Friday, February 27, 2009

40 days after war, Hamas rule of Gaza gaining legitimacy


The blow Hamas was dealt has only led to increased admiration for the group, according to opinion polls in the territories. Hamas is still waiting for another crowning achievement: if abducted IDF soldier Gilad Shalit is released for more than 1,000 Palestinian prisoners.

As predicted: you can't bomb a people or its leaders into submission...

Cast Lead raised international hackles, because Israel lost few people to the rockets fired from Gaza, but its response caused widespread death and destruction. What's more, in Gaza the victims were Palestinians, who already bear the brunt of the tragedy of 1948; the world is much more sympathetic to them than to Syria's Bashar Assad or Hezbollah's Hassan Nasrallah.

The major damage Cast Lead did was in legitimizing Hamas as the ruler of the Gaza Strip, with increasing calls for "reconciliation talks" that will return the organization to the Palestinian leadership.

The operation was planned to coincide with the end of the term of the Israel-friendly President George W. Bush, before President Barack Obama entered office. But now, instead of Secretary of State Hillary Clinton coming to talk to Israel about the Iranian threat, her first visit in office will focus on the problems of the Palestinians in Gaza. That might be the greatest damage of all.

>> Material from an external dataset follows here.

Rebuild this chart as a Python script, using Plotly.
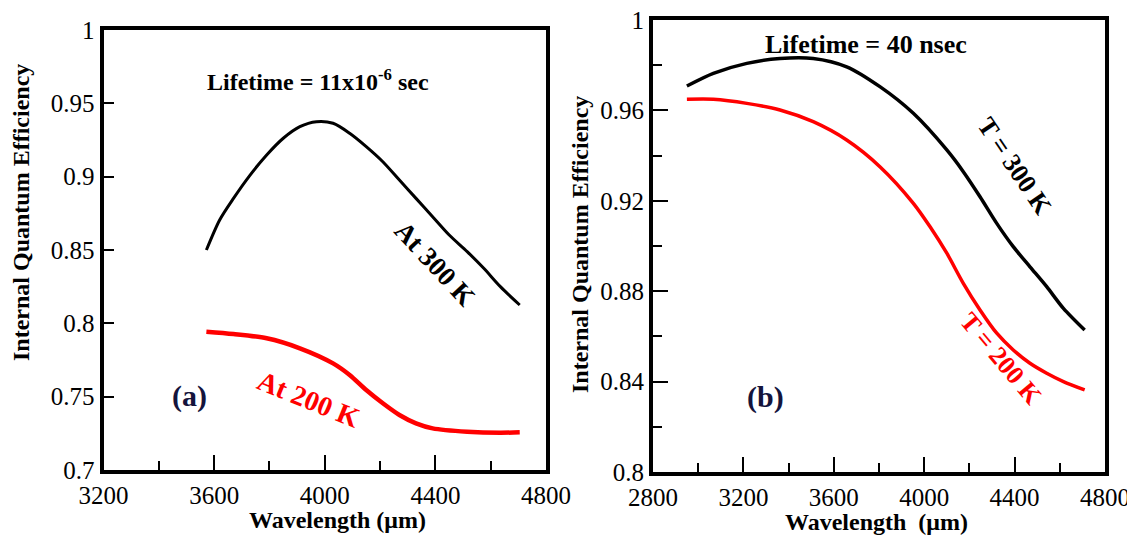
import plotly.graph_objects as go
from plotly.subplots import make_subplots

# ---- data (a) lifetime 11 us ----
wl_a_300 = [3572, 3620, 3670, 3730, 3790, 3850, 3910, 3970, 4030, 4090, 4150, 4210, 4270, 4330, 4390, 4450, 4515, 4575, 4635, 4705]
iqe_a_300 = [0.850, 0.8705, 0.8852, 0.9011, 0.9148, 0.9262, 0.9341, 0.9375, 0.9364, 0.9296, 0.9205, 0.9102, 0.8977, 0.8852, 0.8727, 0.8602, 0.8489, 0.8375, 0.825, 0.8125]
wl_a_200 = [3572, 3670, 3790, 3910, 4030, 4090, 4150, 4210, 4270, 4330, 4390, 4515, 4635, 4705]
iqe_a_200 = [0.7943, 0.7927, 0.7898, 0.783, 0.7727, 0.7648, 0.7545, 0.7455, 0.7375, 0.7318, 0.7284, 0.7261, 0.7254, 0.7257]

# ---- data (b) lifetime 40 ns ----
wl_b_300 = [2950, 3067, 3215, 3362, 3509, 3657, 3804, 3952, 4100, 4173, 4247, 4321, 4394, 4468, 4542, 4616, 4710]
iqe_b_300 = [0.9708, 0.9764, 0.9808, 0.9830, 0.9830, 0.9793, 0.9705, 0.9587, 0.9425, 0.9329, 0.9218, 0.9100, 0.8997, 0.8908, 0.8820, 0.8724, 0.8628]
wl_b_200 = [2950, 3067, 3215, 3362, 3509, 3657, 3804, 3952, 4026, 4100, 4173, 4247, 4321, 4394, 4468, 4542, 4616, 4710]
iqe_b_200 = [0.9649, 0.9649, 0.9631, 0.9602, 0.9550, 0.9469, 0.9351, 0.9189, 0.9085, 0.8968, 0.8835, 0.8717, 0.8614, 0.8540, 0.8481, 0.8437, 0.8400, 0.8363]

xticks_a = [3200, 3600, 4000, 4400, 4800]
yticks_a = [0.7, 0.75, 0.8, 0.85, 0.9, 0.95, 1.0]
yticklabels_a = ["0.7", "0.75", "0.8", "0.85", "0.9", "0.95", "1"]
xticks_b = [2800, 3200, 3600, 4000, 4400, 4800]
yticks_b = [0.8, 0.84, 0.88, 0.92, 0.96, 1.0]
yticklabels_b = ["0.8", "0.84", "0.88", "0.92", "0.96", "1"]

FONT = "Liberation Serif, Times New Roman, serif"
OFF = 8                      # default page body margin
W, H = 1135 - OFF, 538 - OFF  # figure size so it ends at the window edge


def fx(px):
    return (px - OFF) / W


def fy(py):
    return 1 - (py - OFF) / H


fig = make_subplots(rows=1, cols=2)


def line(color, width):
    return dict(color=color, width=width, shape="spline", smoothing=0.8)


fig.add_trace(go.Scatter(x=wl_a_300, y=iqe_a_300, mode="lines", line=line("black", 3), showlegend=False), row=1, col=1)
fig.add_trace(go.Scatter(x=wl_a_200, y=iqe_a_200, mode="lines", line=line("#ff0000", 4.5), showlegend=False), row=1, col=1)
fig.add_trace(go.Scatter(x=wl_b_300, y=iqe_b_300, mode="lines", line=line("black", 3.5), showlegend=False), row=1, col=2)
fig.add_trace(go.Scatter(x=wl_b_200, y=iqe_b_200, mode="lines", line=line("#ff0000", 3.5), showlegend=False), row=1, col=2)

tickfont = dict(family=FONT, size=25, color="black")
axis_common = dict(showline=True, linecolor="black", linewidth=4, mirror=True, ticks="inside",
                   tickcolor="black", tickwidth=2, showgrid=False, zeroline=False, tickfont=tickfont,
                   automargin=False, ticklabeloverflow="allow")

fig.update_xaxes(axis_common)
fig.update_yaxes(axis_common)

minor_x = dict(dtick=200, ticks="inside", ticklen=9, tickwidth=2, tickcolor="black")

fig.update_layout(
    font=dict(family=FONT, color="black"),
    xaxis=dict(domain=[fx(103.5), fx(546)], range=[3200, 4800], tickvals=xticks_a,
               ticktext=[str(v) for v in xticks_a], ticklen=15, minor=minor_x, tickfont=tickfont),
    yaxis=dict(domain=[fy(470), fy(30)], range=[0.7, 1.0], tickvals=yticks_a,
               ticktext=yticklabels_a, ticklen=10, tickfont=tickfont),
    xaxis2=dict(domain=[fx(653), fx(1105)], range=[2800, 4800], tickvals=xticks_b,
                ticktext=[str(v) for v in xticks_b], ticklen=15, minor=minor_x, tickfont=tickfont),
    yaxis2=dict(domain=[fy(472), fy(20)], range=[0.8, 1.0], tickvals=yticks_b,
                ticktext=yticklabels_b, ticklen=15, tickfont=tickfont,
                minor=dict(dtick=0.02, ticks="inside", ticklen=9, tickwidth=2, tickcolor="black")),
    width=W, height=H, margin=dict(l=0, r=0, t=0, b=0, pad=0, autoexpand=False),
    paper_bgcolor="white", plot_bgcolor="white",
)


def ann(text, x, y, size=21, color="black", angle=0, bold=True):
    t = f"<b>{text}</b>" if bold else text
    fig.add_annotation(text=t, x=fx(x), y=fy(y), xref="paper", yref="paper",
                       showarrow=False, textangle=angle, xanchor="center", yanchor="middle",
                       font=dict(family=FONT, size=size, color=color))


# axis titles
ann("Wavelength (μm)", 337, 520, size=24)
ann("Internal Quantum Efficiency", 21, 213, size=24, angle=-90)
ann("Wavelength  (μm)", 877, 522, size=24)
ann("Internal Quantum Efficiency", 580, 245, size=24, angle=-90)

# in-plot labels
ann("Lifetime = 11x10<sup>-6</sup> sec", 318, 80, size=24)
ann("At 300 K", 435, 264, size=27, angle=47)
ann("At 200 K", 309, 399, size=28, color="#ff0000", angle=22)
ann("(a)", 189, 396, size=30, color="#14143c")
ann("Lifetime = 40 nsec", 866, 45, size=26)
ann("T = 300 K", 1014, 166, size=26, angle=56)
ann("T = 200 K", 1001, 358, size=26, color="#ff0000", angle=50)
ann("(b)", 765, 397, size=30, color="#14143c")

fig.write_html("out.html")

Don't you love it when the softly-softly Zionists at Ha'aretz speak their mind? Clinton's focusing on the Palestinians' problems, "might be the greatest damage of all"? Probably true though...

And what a few reservists think about Cast Lead:

Forty days after the end of the war in Gaza, reserve paratroop sergeant, Keren Hagigi, whose unit fought north of Gaza City, said that when the cabinet announced the end of the operation, "of course I was glad to get home to my wife and little boy, but I couldn't stop thinking about the fact that even when we were sitting in a house in Beit Lahiya, we could still see Katyushas being launched, right next to us."

But Sgt. 1st Class Amitai Ahiman added: "I think that except for getting [kidnapped soldier] Gilad Shalit back, we did the most we could. From what I saw inside [the Strip], we did attain deterrence."

Another reservist, Amir Marmor, a gunner, said he left the war ashamed. "The IDF used disproportionate power, in a kind of punishment operation."